Should You Try to Fight the Fire?

Before you begin to fight a fire:

  • Make sure everyone has left or is leaving the building
  • Make sure the fire department has been called
  • Make sure the fire is confined to a small area and is not spreading
  • Make sure you have an unobstructed escape route to which the fire will not spread
  • Make sure you have read the instructions and know how to use the extinguisher

It is reckless to fight a fire in any other circumstances. Instead, leave immediately and close off the area.

Exposing an Invisible Killer : The Dangers of Carbon Monoxide Each year in America, carbon monoxide poisoning claims approximately 480 lives and sends another 15,200 people to hospital emergency rooms for treatment.
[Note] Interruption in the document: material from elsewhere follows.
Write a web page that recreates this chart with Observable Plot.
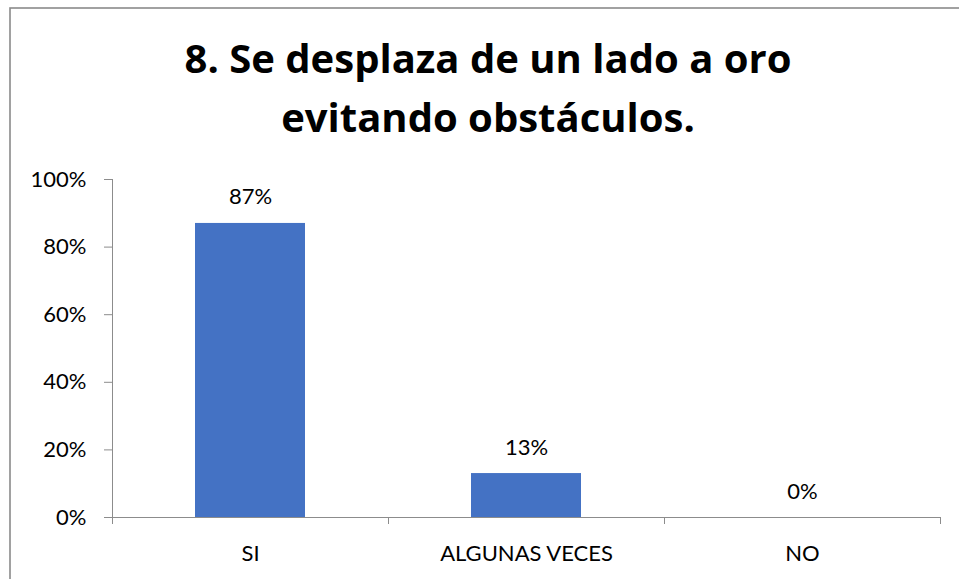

The United States Fire Administration (USFA) and the National Association of Home Builders (NAHB) would like you to know that there are simple steps you can take to protect yourself from deadly carbon monoxide fumes.
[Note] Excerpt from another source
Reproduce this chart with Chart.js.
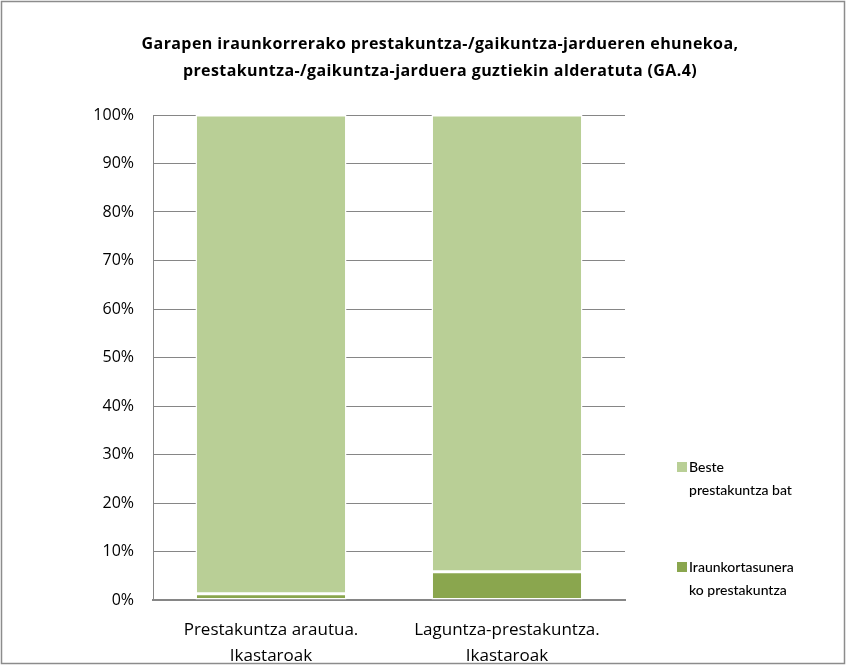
<!DOCTYPE html>
<html>
<head>
<meta charset="utf-8">
<script src="https://cdn.jsdelivr.net/npm/chart.js@4"></script>
<style>
  html, body { margin: 0; padding: 0; background: #fff; overflow: hidden; }
  #wrap { width: 847px; height: 666px; }
  canvas { display: block; }
</style>
</head>
<body>
<div id="wrap"><canvas id="ga4-chart" width="847" height="666"></canvas></div>
<script>
const categories = [['Prestakuntza arautua.', 'Ikastaroak'], ['Laguntza-prestakuntza.', 'Ikastaroak']];
const sustainable = [1.3, 5.8];      // Iraunkortasunera ko prestakuntza
const otherTraining = [98.7, 94.2];  // Beste prestakuntza bat
const yTicks = [0, 10, 20, 30, 40, 50, 60, 70, 80, 90, 100];
const titleLines = ['Garapen iraunkorrerako prestakuntza-/gaikuntza-jardueren ehunekoa,',
                    'prestakuntza-/gaikuntza-jarduera guztiekin alderatuta (GA.4)'];

const FONT = '"Open Sans", Lato, sans-serif';
const LEGEND_FONT = 'Lato, "Open Sans", sans-serif';

// frame, title and legend drawn by hand so they sit like the original
const decorations = {
    id: 'decorations',
    afterDraw(chart) {
        const c = chart.ctx;
        c.save();
        c.strokeStyle = '#8c8c8c';
        c.lineWidth = 1.5;
        c.strokeRect(1.5, 1.5, 843, 662);

        c.fillStyle = '#000';
        c.textAlign = 'center';
        c.textBaseline = 'middle';
        c.font = '700 16px ' + FONT;
        c.letterSpacing = '0.4px';
        titleLines.forEach((t, i) => c.fillText(t, 440, 44 + i * 27));
        c.letterSpacing = '0px';

        const items = [
            { ds: 1, lines: ['Beste', 'prestakuntza bat'], y: 467 },
            { ds: 0, lines: ['Iraunkortasunera', 'ko prestakuntza'], y: 567 }
        ];
        c.textAlign = 'left';
        c.font = '500 14px ' + LEGEND_FONT;
        items.forEach(it => {
            const d = chart.data.datasets[it.ds];
            c.fillStyle = d.backgroundColor;
            c.fillRect(677, it.y - 5, 10, 10);
            c.fillStyle = '#000';
            it.lines.forEach((t, i) => c.fillText(t, 689, it.y + i * 23));
        });
        c.restore();
    }
};

const ctx = document.getElementById('ga4-chart').getContext('2d');
const ga4Chart = new Chart(ctx, {
    type: 'bar',
    data: {
        labels: categories,
        datasets: [{
            label: 'Iraunkortasunera ko prestakuntza',
            data: sustainable,
            backgroundColor: '#8aa64e',
            borderColor: '#ffffff',
            borderWidth: 1.5,
            borderSkipped: false
        }, {
            label: 'Beste prestakuntza bat',
            data: otherTraining,
            backgroundColor: '#b9cf96',
            borderColor: '#ffffff',
            borderWidth: 1.5,
            borderSkipped: false
        }]
    },
    options: {
        responsive: false,
        animation: false,
        layout: {
            padding: { left: 10, right: 222, top: 115, bottom: 0 }
        },
        datasets: {
            bar: { categoryPercentage: 1, barPercentage: 0.64 }
        },
        plugins: {
            legend: { display: false },
            tooltip: { enabled: false },
            title: { display: false }
        },
        scales: {
            x: {
                stacked: true,
                grid: { display: false },
                border: { color: '#868686', width: 2 },
                ticks: {
                    color: '#000',
                    font: { family: FONT, size: 17, lineHeight: 1.55 },
                    padding: 9,
                    maxRotation: 0
                },
                afterFit(scale) { scale.height = 66; }
            },
            y: {
                stacked: true,
                min: 0,
                max: 100,
                afterBuildTicks(scale) { scale.ticks = yTicks.map(v => ({ value: v })); },
                grid: { color: '#868686', drawTicks: false },
                border: { color: '#868686', width: 1 },
                ticks: {
                    color: '#000',
                    font: { family: FONT, size: 16 },
                    padding: 19,
                    callback: v => v + '%'
                },
                afterFit(scale) { scale.width = 143; }
            }
        }
    },
    plugins: [decorations]
});
</script>
</body>
</html>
What is carbon monoxide? Carbon monoxide is an odorless, colorless and toxic gas. Because it is impossible to see, taste or smell the toxic fumes, CO can kill you before you are aware it is in your home. At lower levels of exposure, CO causes mild effects that are often mistaken for the flu. These symptoms include headaches, dizziness, disorientation, nausea and fatigue. The effects of CO exposure can vary greatly from person to person depending on age, overall health and the concentration and length of exposure. Where does carbon monoxide come from? CO gas can come from several sources: gas-fired appliances, charcoal grills, wood-burning furnaces or fireplaces and motor vehicles. Who is at risk? Everyone is at risk for CO poisoning. Medical experts believe that unborn babies, infants, children, senior citizens and people with heart or lung problems are at even greater risk for CO poisoning.


What you need to do if your carbon monoxide alarm goes off depends on whether anyone is feeling ill or not. If no one is feeling ill: 1. Silence the alarm. 2. Turn off all appliances and sources of combustion (i.e. furnace and fireplace). 3. Ventilate the house with fresh air by opening doors and windows. 4. Call a qualified professional to investigate the source of the possible CO buildup. If illness is a factor: 1. Evacuate all occupants immediately. 2. Determine how many occupants are ill and determine their symptoms. 3. Call your local emergency number and when relaying information to the dispatcher, include the number of people feeling ill. 4. Do not re-enter the home without the approval of a fire department representative. 5. Call a qualified professional to repair the source of the CO.


Install at least one UL (Underwriters Laboratories) listed carbon monoxide alarm with an audible warning signal near the sleeping areas and outside individual bedrooms. Carbon monoxide alarms measure levels of CO over time and are designed to sound an alarm before an average, healthy adult would experience symptoms. It is very possible that you may not be experiencing symptoms when you hear the alarm. This does not mean that CO is not present. Have a qualified professional check all fuel burning appliances, furnaces, venting and chimney systems at least once a year. Never use your range or oven to help heat your home and never use a charcoal grill or hibachi in your home or garage. Never keep a car running in a garage. Even if the garage doors are open, normal circulation will not provide enough fresh air to reliably prevent a dangerous buildup of CO. When purchasing an existing home, have a qualified technician evaluate the integrity of the heating and cooking systems, as well as the sealed spaces between the garage and house. The presence of a carbon monoxide alarm in your home can save your life in the event of CO buildup.